A report earlier this month reported
that channels associated with the terrorist army have posted calls for
attacks on Europe, Russia and the United States to mark the occasion of
the Islamic "Sacrifice Feast" Eid al Adha.
In the third part of an
English-language series on jihad, IS advised would-be attackers to
inject food for sale in markets with cyanide poison. According to Spiesa,
the organization has tested these methods on prisons, causing
horrifically painful deaths.
“The Islamic State group used prisoners as “human guinea pigs,” carrying
out chemical weapons experiments in order to plan for attacks against
the West, documents found in Mosul have revealed. The papers detailing
the tests, which led to the agonizing deaths of prisoners, were
discovered at Mosul University in January when it was recaptured by
Iraqi special forces.
The documents verified by United States
and British forces were detailed by The Times in a report published
Saturday.
Prisoners had their food and water contaminated by the sprinkling of
chemicals found in easily accessible pesticides. The US and Britain now
fear that the same methods could be used on a larger scale to
contaminate food supplies in the West.”
Aside from the obvious death toll, we
imagine that a terror attack in an American grocery store would
annihilate billions in grocery stock market cap, adding to the
industry’s Whole Foods Market-inspired woes.

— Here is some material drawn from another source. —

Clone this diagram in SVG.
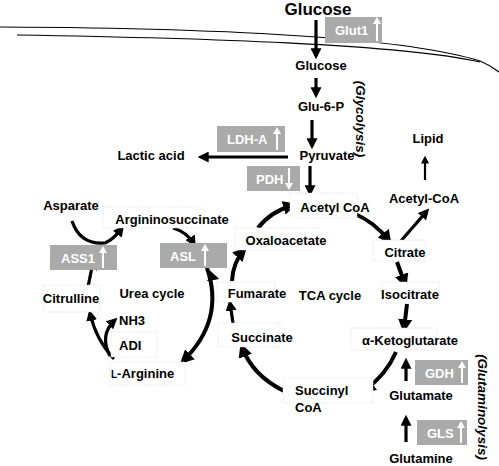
<svg xmlns="http://www.w3.org/2000/svg" width="499" height="466" viewBox="0 0 499 466">
<defs>
<marker id="ah" viewBox="0 0 10 10" refX="7" refY="5" markerWidth="11" markerHeight="11" markerUnits="userSpaceOnUse" orient="auto"><path d="M0,0 L10,5 L0,10 z" fill="#000"/></marker>
<marker id="ahs" viewBox="0 0 10 10" refX="7" refY="5" markerWidth="8" markerHeight="8" markerUnits="userSpaceOnUse" orient="auto"><path d="M0,0 L10,5 L0,10 z" fill="#000"/></marker>
<marker id="ahb" viewBox="0 0 10 10" refX="7" refY="5" markerWidth="14" markerHeight="14" markerUnits="userSpaceOnUse" orient="auto"><path d="M0,0 L10,5 L0,10 z" fill="#000"/></marker>
</defs>
<style>
text{font-family:"Liberation Sans",Arial,sans-serif;font-weight:bold;font-size:13px;fill:#000}
.big{font-size:17px}
.enz{fill:#aaaaaa}
.et{fill:#fff;font-size:13px}
.wa{stroke:#fff;stroke-width:2;fill:none}
.wh{fill:#fff}
.nb{fill:#fff;stroke:#e2e2e2;stroke-width:0.8;stroke-dasharray:1.5,1}
.c{fill:none;stroke:#000;stroke-width:3.2;marker-end:url(#ah)}
.cb{fill:none;stroke:#000;stroke-width:4;marker-end:url(#ahb)}
.cs{fill:none;stroke:#000;stroke-width:2.2;marker-end:url(#ahs)}
.mem{fill:none;stroke:#000;stroke-width:1.2}
.vt{font-style:italic;font-size:13.5px}
</style>
<g id="membrane">
<path class="mem" d="M0,27 C200,28 400,36 480,61 Q490,65 499,72"/>
<path class="mem" d="M17,35 C200,38 400,44 480,62"/>
</g>
<g id="connectors">
<path class="c" d="M316,20 L316,56"/>
<path class="c" d="M316,78 L316,95"/>
<path class="c" d="M312,120 L312,146"/>
<path class="c" d="M288,157 L201,157"/>
<path class="c" d="M310,166 L310,193"/>
<path class="cs" d="M425,180 L425,158"/>
<path class="c" d="M400,242 L427,211"/>
<path class="cb" d="M353,213 Q375,222 389,241"/>
<path class="cb" d="M397,262 L405,284"/>
<path class="cb" d="M407,304 L404,329"/>
<path class="cb" d="M396,352 Q386,375 365,390"/>
<path class="c" d="M406,381 L406,361"/>
<path class="c" d="M406,442 L406,418"/>
<path class="cb" d="M284,391 Q252,375 242,347"/>
<path class="c" d="M233,323 L230,303"/>
<path class="cb" d="M232,281 Q233,262 244,250"/>
<path class="cb" d="M258,228 Q270,212 293,205"/>
<path class="c" d="M173,228 Q187,232 194,244"/>
<path class="c" d="M207,268 Q209,276 216,278"/>
<path class="cb" d="M207,268 Q225,320 183,361"/>
<path class="c" d="M88,287 L93,262"/>
<path class="c" d="M72,221 Q80,245 105,243 Q113,240 122,228"/>
<path class="c" d="M114,359 Q96,340 90,313"/>
<path class="c" d="M110,356 Q99,335 115,320"/>
</g>
<g id="glucose-out"><text class="big" x="318" y="15" text-anchor="middle">Glucose</text></g>
<g id="glut1"><rect class="enz" x="325" y="17" width="57" height="26"/><text class="et" x="335" y="35">Glut1</text><path class="wa" d="M377,41 L377,23"/><path class="wh" d="M373,24 L377,17 L381,24 z"/></g>
<g id="glucose-in"><text x="321" y="70" text-anchor="middle">Glucose</text></g>
<g id="glu6p"><text x="321" y="111" text-anchor="middle">Glu-6-P</text></g>
<g id="glycolysis"><text class="vt" transform="translate(356,119) rotate(90)" text-anchor="middle">(Glycolysis)</text></g>
<g id="pyruvate"><text x="327" y="160" text-anchor="middle">Pyruvate</text></g>
<g id="ldha"><rect class="enz" x="217" y="126" width="68" height="26"/><text class="et" x="227" y="144">LDH-A</text><path class="wa" d="M277,150 L277,133"/><path class="wh" d="M273,134 L277,127 L281,134 z"/></g>
<g id="lactic"><text x="151" y="160" text-anchor="middle">Lactic acid</text></g>
<g id="pdh"><rect class="enz" x="247" y="166" width="53" height="25"/><text class="et" x="256" y="184">PDH</text><path class="wa" d="M289,168 L289,184"/><path class="wh" d="M285,183 L289,190 L293,183 z"/></g>
<g id="acetylcoa"><rect class="nb" x="290" y="193" width="67" height="25"/><text x="335" y="212" text-anchor="middle">Acetyl CoA</text></g>
<g id="lipid"><text x="428" y="143" text-anchor="middle">Lipid</text></g>
<g id="acetyl-coa2"><text x="424" y="203" text-anchor="middle">Acetyl-CoA</text></g>
<g id="citrate"><rect class="nb" x="373" y="240" width="52" height="21"/><text x="405" y="257" text-anchor="middle">Citrate</text></g>
<g id="isocitrate"><rect class="nb" x="382" y="282" width="57" height="21"/><text x="410" y="299" text-anchor="middle">Isocitrate</text></g>
<g id="akg"><rect class="nb" x="351" y="328" width="86" height="22"/><text x="410" y="345" text-anchor="middle">α-Ketoglutarate</text></g>
<g id="gdh"><rect class="enz" x="415" y="360" width="53" height="25"/><text class="et" x="425" y="378">GDH</text><path class="wa" d="M462,383 L462,367"/><path class="wh" d="M458,368 L462,361 L466,368 z"/></g>
<g id="glutamate"><text x="421" y="400" text-anchor="middle">Glutamate</text></g>
<g id="gls"><rect class="enz" x="417" y="420" width="50" height="25"/><text class="et" x="427" y="438">GLS</text><path class="wa" d="M461,443 L461,427"/><path class="wh" d="M457,428 L461,421 L465,428 z"/></g>
<g id="glutamine"><text x="421" y="463" text-anchor="middle">Glutamine</text></g>
<g id="glutaminolysis"><text class="vt" transform="translate(478,407) rotate(90)" text-anchor="middle">(Glutaminolysis)</text></g>
<g id="succinylcoa"><rect class="nb" x="283" y="378" width="90" height="25"/><text x="295" y="395">Succinyl</text><text x="295" y="412">CoA</text></g>
<g id="tca"><text x="330" y="300" text-anchor="middle">TCA cycle</text></g>
<g id="oxaloacetate"><rect class="nb" x="235" y="228" width="83" height="22"/><text x="286" y="245" text-anchor="middle">Oxaloacetate</text></g>
<g id="fumarate"><rect class="nb" x="217" y="282" width="58" height="20"/><text x="257" y="298" text-anchor="middle">Fumarate</text></g>
<g id="succinate"><rect class="nb" x="218" y="323" width="62" height="24"/><text x="262" y="342" text-anchor="middle">Succinate</text></g>
<g id="asl"><rect class="enz" x="160" y="243" width="67" height="25"/><text class="et" x="170" y="261">ASL</text><path class="wa" d="M205,266 L205,250"/><path class="wh" d="M201,251 L205,244 L209,251 z"/></g>
<g id="ass1"><rect class="enz" x="50" y="245" width="67" height="25"/><text class="et" x="61" y="263">ASS1</text><path class="wa" d="M103,268 L103,252"/><path class="wh" d="M99,253 L103,246 L107,253 z"/></g>
<g id="asparate"><text x="71" y="210" text-anchor="middle">Asparate</text></g>
<g id="argininosuccinate"><rect class="nb" x="103" y="207" width="99" height="21"/><text x="172" y="224" text-anchor="middle">Argininosuccinate</text></g>
<g id="citrulline"><rect class="nb" x="43" y="285" width="57" height="27"/><text x="71" y="303" text-anchor="middle">Citrulline</text></g>
<g id="urea"><text x="152" y="298" text-anchor="middle">Urea cycle</text></g>
<g id="nh3"><text x="119" y="325">NH3</text></g>
<g id="adi"><rect class="nb" x="111" y="332" width="46" height="25"/><text x="119" y="350">ADI</text></g>
<g id="larginine"><rect class="nb" x="110" y="362" width="75" height="23"/><text x="111" y="378"><tspan font-size="10">L</tspan>-Arginine</text></g>
</svg>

Investors who once saw grocers as an
oasis in the troubled retail sector are increasingly balking now that
Amazon has promised to use sensors and automation to save on staffing
costs and undercut rivals on pricing. And the terror threats won’t help.
In other Islamic State news, a convoy of 17 buses carrying Islamic State
terrorists and their families has been stranded in the Syrian desert
since Thursday as the US, Russia, and Syria debate its fate: attack the
convoy or allow it to pass?
In an unusual deal, the convoy of Islamic State fighters and their
families was allowed to exit their contested stronghold along the
Syrian-Lebanese border under the watch of the Lebanese and Syrian armies
and Hezbollah after being defeated.
As first announced by Hezbollah's
Secretary General Hassan Nasrallah in a speech Monday night, the deal
involved the transportation of 26 wounded and 308 ISIS fighters, along
with 331 civilian family members via buses and ambulances to Syria's
eastern province.
The images of the convey of terrorists helplessly stranded in the desert
is perhaps the biggest blow to their propaganda.
At the same time, the group is struggling for relevance with a resurgent
Al Qaeda, which is encouraging supporters to sabotage trains and other
public infrastructure in the US – specifically the New York City subway.